====== PROVIDED DATA
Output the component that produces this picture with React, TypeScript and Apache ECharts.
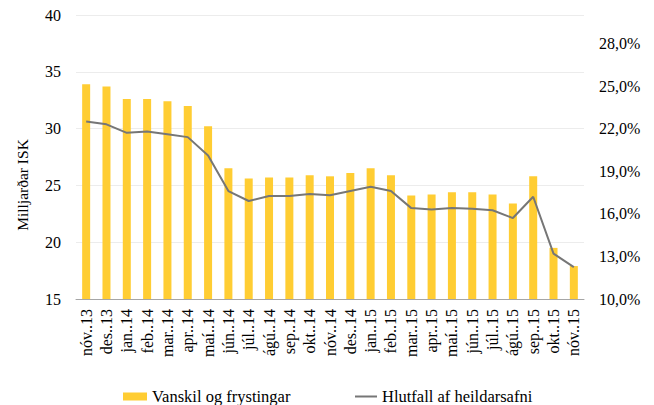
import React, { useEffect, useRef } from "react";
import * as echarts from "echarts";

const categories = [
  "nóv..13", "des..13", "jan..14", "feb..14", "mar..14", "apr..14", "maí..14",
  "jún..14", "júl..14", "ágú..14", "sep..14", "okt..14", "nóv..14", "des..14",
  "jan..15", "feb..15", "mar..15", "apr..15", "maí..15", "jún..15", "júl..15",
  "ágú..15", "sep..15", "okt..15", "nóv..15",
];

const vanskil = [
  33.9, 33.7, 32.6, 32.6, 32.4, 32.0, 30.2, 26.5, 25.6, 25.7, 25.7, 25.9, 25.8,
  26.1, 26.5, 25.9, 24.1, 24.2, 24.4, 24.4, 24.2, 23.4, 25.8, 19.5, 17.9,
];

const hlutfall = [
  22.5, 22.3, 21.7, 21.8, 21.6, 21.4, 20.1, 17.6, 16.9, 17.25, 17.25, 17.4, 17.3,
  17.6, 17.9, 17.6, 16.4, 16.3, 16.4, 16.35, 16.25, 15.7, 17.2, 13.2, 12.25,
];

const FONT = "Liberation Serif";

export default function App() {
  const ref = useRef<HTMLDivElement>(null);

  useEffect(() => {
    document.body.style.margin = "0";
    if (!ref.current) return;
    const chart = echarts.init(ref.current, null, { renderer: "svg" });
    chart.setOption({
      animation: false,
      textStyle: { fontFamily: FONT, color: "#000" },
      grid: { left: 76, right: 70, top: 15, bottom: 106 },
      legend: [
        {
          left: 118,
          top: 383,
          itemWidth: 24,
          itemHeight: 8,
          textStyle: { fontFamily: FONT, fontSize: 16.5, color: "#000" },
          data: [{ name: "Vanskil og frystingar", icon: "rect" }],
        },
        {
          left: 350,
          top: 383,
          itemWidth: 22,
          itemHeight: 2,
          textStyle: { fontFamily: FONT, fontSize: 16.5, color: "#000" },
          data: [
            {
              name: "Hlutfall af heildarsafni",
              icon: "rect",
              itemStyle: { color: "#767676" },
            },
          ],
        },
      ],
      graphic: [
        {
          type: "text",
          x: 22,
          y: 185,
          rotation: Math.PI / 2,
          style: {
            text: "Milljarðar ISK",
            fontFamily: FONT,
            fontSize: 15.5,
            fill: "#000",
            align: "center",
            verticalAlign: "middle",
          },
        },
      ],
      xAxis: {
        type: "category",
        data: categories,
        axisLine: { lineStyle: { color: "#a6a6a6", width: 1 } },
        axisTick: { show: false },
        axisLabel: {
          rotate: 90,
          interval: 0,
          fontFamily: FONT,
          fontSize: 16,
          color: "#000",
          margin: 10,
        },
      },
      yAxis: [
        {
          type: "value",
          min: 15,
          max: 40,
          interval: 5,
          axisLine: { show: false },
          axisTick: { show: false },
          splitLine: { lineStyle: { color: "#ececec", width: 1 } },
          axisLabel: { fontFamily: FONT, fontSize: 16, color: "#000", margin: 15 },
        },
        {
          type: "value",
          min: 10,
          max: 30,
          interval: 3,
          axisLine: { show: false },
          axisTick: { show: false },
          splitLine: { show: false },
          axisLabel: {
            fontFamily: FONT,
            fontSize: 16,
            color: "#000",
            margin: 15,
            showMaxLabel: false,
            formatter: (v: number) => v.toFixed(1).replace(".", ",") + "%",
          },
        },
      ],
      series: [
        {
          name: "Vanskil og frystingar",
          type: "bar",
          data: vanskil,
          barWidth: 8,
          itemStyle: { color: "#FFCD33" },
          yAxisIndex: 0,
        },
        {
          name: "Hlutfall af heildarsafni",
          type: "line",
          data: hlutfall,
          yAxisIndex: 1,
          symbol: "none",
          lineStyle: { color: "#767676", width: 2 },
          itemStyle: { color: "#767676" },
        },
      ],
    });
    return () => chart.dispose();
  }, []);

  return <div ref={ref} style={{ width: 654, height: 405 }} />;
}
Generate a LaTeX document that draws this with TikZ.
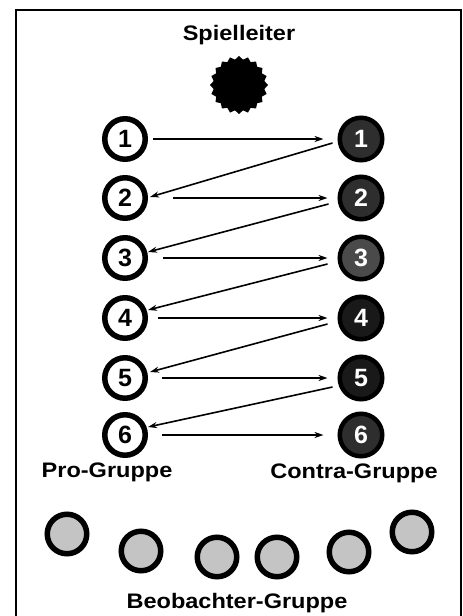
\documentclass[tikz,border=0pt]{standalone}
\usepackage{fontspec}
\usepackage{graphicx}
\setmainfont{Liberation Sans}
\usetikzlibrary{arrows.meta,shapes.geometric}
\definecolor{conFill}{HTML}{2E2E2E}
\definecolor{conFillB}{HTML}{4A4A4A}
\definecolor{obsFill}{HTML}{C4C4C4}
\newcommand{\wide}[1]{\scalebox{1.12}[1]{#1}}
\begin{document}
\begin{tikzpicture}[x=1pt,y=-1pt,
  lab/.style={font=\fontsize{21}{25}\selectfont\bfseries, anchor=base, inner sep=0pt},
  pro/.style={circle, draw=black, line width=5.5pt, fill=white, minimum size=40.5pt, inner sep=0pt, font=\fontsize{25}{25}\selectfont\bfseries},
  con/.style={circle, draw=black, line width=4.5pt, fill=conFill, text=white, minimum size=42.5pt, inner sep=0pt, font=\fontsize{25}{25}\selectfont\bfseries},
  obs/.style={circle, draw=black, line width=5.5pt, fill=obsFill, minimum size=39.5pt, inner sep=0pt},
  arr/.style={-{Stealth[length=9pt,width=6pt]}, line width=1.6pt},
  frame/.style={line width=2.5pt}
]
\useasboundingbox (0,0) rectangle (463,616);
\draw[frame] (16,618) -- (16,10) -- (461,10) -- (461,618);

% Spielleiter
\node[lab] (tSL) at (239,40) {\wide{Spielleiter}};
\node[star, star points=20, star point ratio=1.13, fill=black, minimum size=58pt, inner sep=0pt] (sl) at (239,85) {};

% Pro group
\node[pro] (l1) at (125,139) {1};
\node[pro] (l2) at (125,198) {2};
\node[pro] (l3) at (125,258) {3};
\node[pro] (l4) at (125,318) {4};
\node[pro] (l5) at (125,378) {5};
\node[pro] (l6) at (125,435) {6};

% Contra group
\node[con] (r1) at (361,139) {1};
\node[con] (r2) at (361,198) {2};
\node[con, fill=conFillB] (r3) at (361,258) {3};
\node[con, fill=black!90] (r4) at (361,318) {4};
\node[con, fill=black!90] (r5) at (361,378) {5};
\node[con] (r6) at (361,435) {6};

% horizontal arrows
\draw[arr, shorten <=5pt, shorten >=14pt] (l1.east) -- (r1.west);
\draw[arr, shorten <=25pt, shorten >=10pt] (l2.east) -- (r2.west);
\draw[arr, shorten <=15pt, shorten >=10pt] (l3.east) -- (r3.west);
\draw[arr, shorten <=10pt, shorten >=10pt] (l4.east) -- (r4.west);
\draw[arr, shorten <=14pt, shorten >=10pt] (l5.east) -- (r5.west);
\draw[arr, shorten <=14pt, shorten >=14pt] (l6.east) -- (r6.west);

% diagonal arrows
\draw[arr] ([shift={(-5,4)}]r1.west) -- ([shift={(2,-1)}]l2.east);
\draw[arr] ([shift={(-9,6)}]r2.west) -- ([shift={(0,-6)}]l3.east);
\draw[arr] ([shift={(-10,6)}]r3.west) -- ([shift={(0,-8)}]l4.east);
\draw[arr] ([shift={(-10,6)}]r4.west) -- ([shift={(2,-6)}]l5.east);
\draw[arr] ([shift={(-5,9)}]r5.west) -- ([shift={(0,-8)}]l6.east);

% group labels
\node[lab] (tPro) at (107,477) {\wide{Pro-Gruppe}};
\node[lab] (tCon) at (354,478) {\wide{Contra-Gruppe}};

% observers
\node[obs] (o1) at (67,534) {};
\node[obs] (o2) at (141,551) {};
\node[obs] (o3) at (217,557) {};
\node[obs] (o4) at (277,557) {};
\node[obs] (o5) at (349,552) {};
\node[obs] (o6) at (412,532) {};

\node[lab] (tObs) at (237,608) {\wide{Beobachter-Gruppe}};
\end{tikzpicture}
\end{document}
============
Pictures don't belong in the copy. Restate all the entries exactly.

Output the component that produces this picture with React, TypeScript and Apache ECharts.
import React, { useEffect, useRef } from "react";
import * as echarts from "echarts";

const categories = [
  "nóv..13", "des..13", "jan..14", "feb..14", "mar..14", "apr..14", "maí..14",
  "jún..14", "júl..14", "ágú..14", "sep..14", "okt..14", "nóv..14", "des..14",
  "jan..15", "feb..15", "mar..15", "apr..15", "maí..15", "jún..15", "júl..15",
  "ágú..15", "sep..15", "okt..15", "nóv..15",
];

const vanskil = [
  33.9, 33.7, 32.6, 32.6, 32.4, 32.0, 30.2, 26.5, 25.6, 25.7, 25.7, 25.9, 25.8,
  26.1, 26.5, 25.9, 24.1, 24.2, 24.4, 24.4, 24.2, 23.4, 25.8, 19.5, 17.9,
];

const hlutfall = [
  22.5, 22.3, 21.7, 21.8, 21.6, 21.4, 20.1, 17.6, 16.9, 17.25, 17.25, 17.4, 17.3,
  17.6, 17.9, 17.6, 16.4, 16.3, 16.4, 16.35, 16.25, 15.7, 17.2, 13.2, 12.25,
];

const FONT = "Liberation Serif";

export default function App() {
  const ref = useRef<HTMLDivElement>(null);

  useEffect(() => {
    document.body.style.margin = "0";
    if (!ref.current) return;
    const chart = echarts.init(ref.current, null, { renderer: "svg" });
    chart.setOption({
      animation: false,
      textStyle: { fontFamily: FONT, color: "#000" },
      grid: { left: 76, right: 70, top: 15, bottom: 106 },
      legend: [
        {
          left: 118,
          top: 383,
          itemWidth: 24,
          itemHeight: 8,
          textStyle: { fontFamily: FONT, fontSize: 16.5, color: "#000" },
          data: [{ name: "Vanskil og frystingar", icon: "rect" }],
        },
        {
          left: 350,
          top: 383,
          itemWidth: 22,
          itemHeight: 2,
          textStyle: { fontFamily: FONT, fontSize: 16.5, color: "#000" },
          data: [
            {
              name: "Hlutfall af heildarsafni",
              icon: "rect",
              itemStyle: { color: "#767676" },
            },
          ],
        },
      ],
      graphic: [
        {
          type: "text",
          x: 22,
          y: 185,
          rotation: Math.PI / 2,
          style: {
            text: "Milljarðar ISK",
            fontFamily: FONT,
            fontSize: 15.5,
            fill: "#000",
            align: "center",
            verticalAlign: "middle",
          },
        },
      ],
      xAxis: {
        type: "category",
        data: categories,
        axisLine: { lineStyle: { color: "#a6a6a6", width: 1 } },
        axisTick: { show: false },
        axisLabel: {
          rotate: 90,
          interval: 0,
          fontFamily: FONT,
          fontSize: 16,
          color: "#000",
          margin: 10,
        },
      },
      yAxis: [
        {
          type: "value",
          min: 15,
          max: 40,
          interval: 5,
          axisLine: { show: false },
          axisTick: { show: false },
          splitLine: { lineStyle: { color: "#ececec", width: 1 } },
          axisLabel: { fontFamily: FONT, fontSize: 16, color: "#000", margin: 15 },
        },
        {
          type: "value",
          min: 10,
          max: 30,
          interval: 3,
          axisLine: { show: false },
          axisTick: { show: false },
          splitLine: { show: false },
          axisLabel: {
            fontFamily: FONT,
            fontSize: 16,
            color: "#000",
            margin: 15,
            showMaxLabel: false,
            formatter: (v: number) => v.toFixed(1).replace(".", ",") + "%",
          },
        },
      ],
      series: [
        {
          name: "Vanskil og frystingar",
          type: "bar",
          data: vanskil,
          barWidth: 8,
          itemStyle: { color: "#FFCD33" },
          yAxisIndex: 0,
        },
        {
          name: "Hlutfall af heildarsafni",
          type: "line",
          data: hlutfall,
          yAxisIndex: 1,
          symbol: "none",
          lineStyle: { color: "#767676", width: 2 },
          itemStyle: { color: "#767676" },
        },
      ],
    });
    return () => chart.dispose();
  }, []);

  return <div ref={ref} style={{ width: 654, height: 405 }} />;
}
Generate a LaTeX document that draws this with TikZ.
\documentclass[tikz,border=0pt]{standalone}
\usepackage{fontspec}
\usepackage{graphicx}
\setmainfont{Liberation Sans}
\usetikzlibrary{arrows.meta,shapes.geometric}
\definecolor{conFill}{HTML}{2E2E2E}
\definecolor{conFillB}{HTML}{4A4A4A}
\definecolor{obsFill}{HTML}{C4C4C4}
\newcommand{\wide}[1]{\scalebox{1.12}[1]{#1}}
\begin{document}
\begin{tikzpicture}[x=1pt,y=-1pt,
  lab/.style={font=\fontsize{21}{25}\selectfont\bfseries, anchor=base, inner sep=0pt},
  pro/.style={circle, draw=black, line width=5.5pt, fill=white, minimum size=40.5pt, inner sep=0pt, font=\fontsize{25}{25}\selectfont\bfseries},
  con/.style={circle, draw=black, line width=4.5pt, fill=conFill, text=white, minimum size=42.5pt, inner sep=0pt, font=\fontsize{25}{25}\selectfont\bfseries},
  obs/.style={circle, draw=black, line width=5.5pt, fill=obsFill, minimum size=39.5pt, inner sep=0pt},
  arr/.style={-{Stealth[length=9pt,width=6pt]}, line width=1.6pt},
  frame/.style={line width=2.5pt}
]
\useasboundingbox (0,0) rectangle (463,616);
\draw[frame] (16,618) -- (16,10) -- (461,10) -- (461,618);

% Spielleiter
\node[lab] (tSL) at (239,40) {\wide{Spielleiter}};
\node[star, star points=20, star point ratio=1.13, fill=black, minimum size=58pt, inner sep=0pt] (sl) at (239,85) {};

% Pro group
\node[pro] (l1) at (125,139) {1};
\node[pro] (l2) at (125,198) {2};
\node[pro] (l3) at (125,258) {3};
\node[pro] (l4) at (125,318) {4};
\node[pro] (l5) at (125,378) {5};
\node[pro] (l6) at (125,435) {6};

% Contra group
\node[con] (r1) at (361,139) {1};
\node[con] (r2) at (361,198) {2};
\node[con, fill=conFillB] (r3) at (361,258) {3};
\node[con, fill=black!90] (r4) at (361,318) {4};
\node[con, fill=black!90] (r5) at (361,378) {5};
\node[con] (r6) at (361,435) {6};

% horizontal arrows
\draw[arr, shorten <=5pt, shorten >=14pt] (l1.east) -- (r1.west);
\draw[arr, shorten <=25pt, shorten >=10pt] (l2.east) -- (r2.west);
\draw[arr, shorten <=15pt, shorten >=10pt] (l3.east) -- (r3.west);
\draw[arr, shorten <=10pt, shorten >=10pt] (l4.east) -- (r4.west);
\draw[arr, shorten <=14pt, shorten >=10pt] (l5.east) -- (r5.west);
\draw[arr, shorten <=14pt, shorten >=14pt] (l6.east) -- (r6.west);

% diagonal arrows
\draw[arr] ([shift={(-5,4)}]r1.west) -- ([shift={(2,-1)}]l2.east);
\draw[arr] ([shift={(-9,6)}]r2.west) -- ([shift={(0,-6)}]l3.east);
\draw[arr] ([shift={(-10,6)}]r3.west) -- ([shift={(0,-8)}]l4.east);
\draw[arr] ([shift={(-10,6)}]r4.west) -- ([shift={(2,-6)}]l5.east);
\draw[arr] ([shift={(-5,9)}]r5.west) -- ([shift={(0,-8)}]l6.east);

% group labels
\node[lab] (tPro) at (107,477) {\wide{Pro-Gruppe}};
\node[lab] (tCon) at (354,478) {\wide{Contra-Gruppe}};

% observers
\node[obs] (o1) at (67,534) {};
\node[obs] (o2) at (141,551) {};
\node[obs] (o3) at (217,557) {};
\node[obs] (o4) at (277,557) {};
\node[obs] (o5) at (349,552) {};
\node[obs] (o6) at (412,532) {};

\node[lab] (tObs) at (237,608) {\wide{Beobachter-Gruppe}};
\end{tikzpicture}
\end{document}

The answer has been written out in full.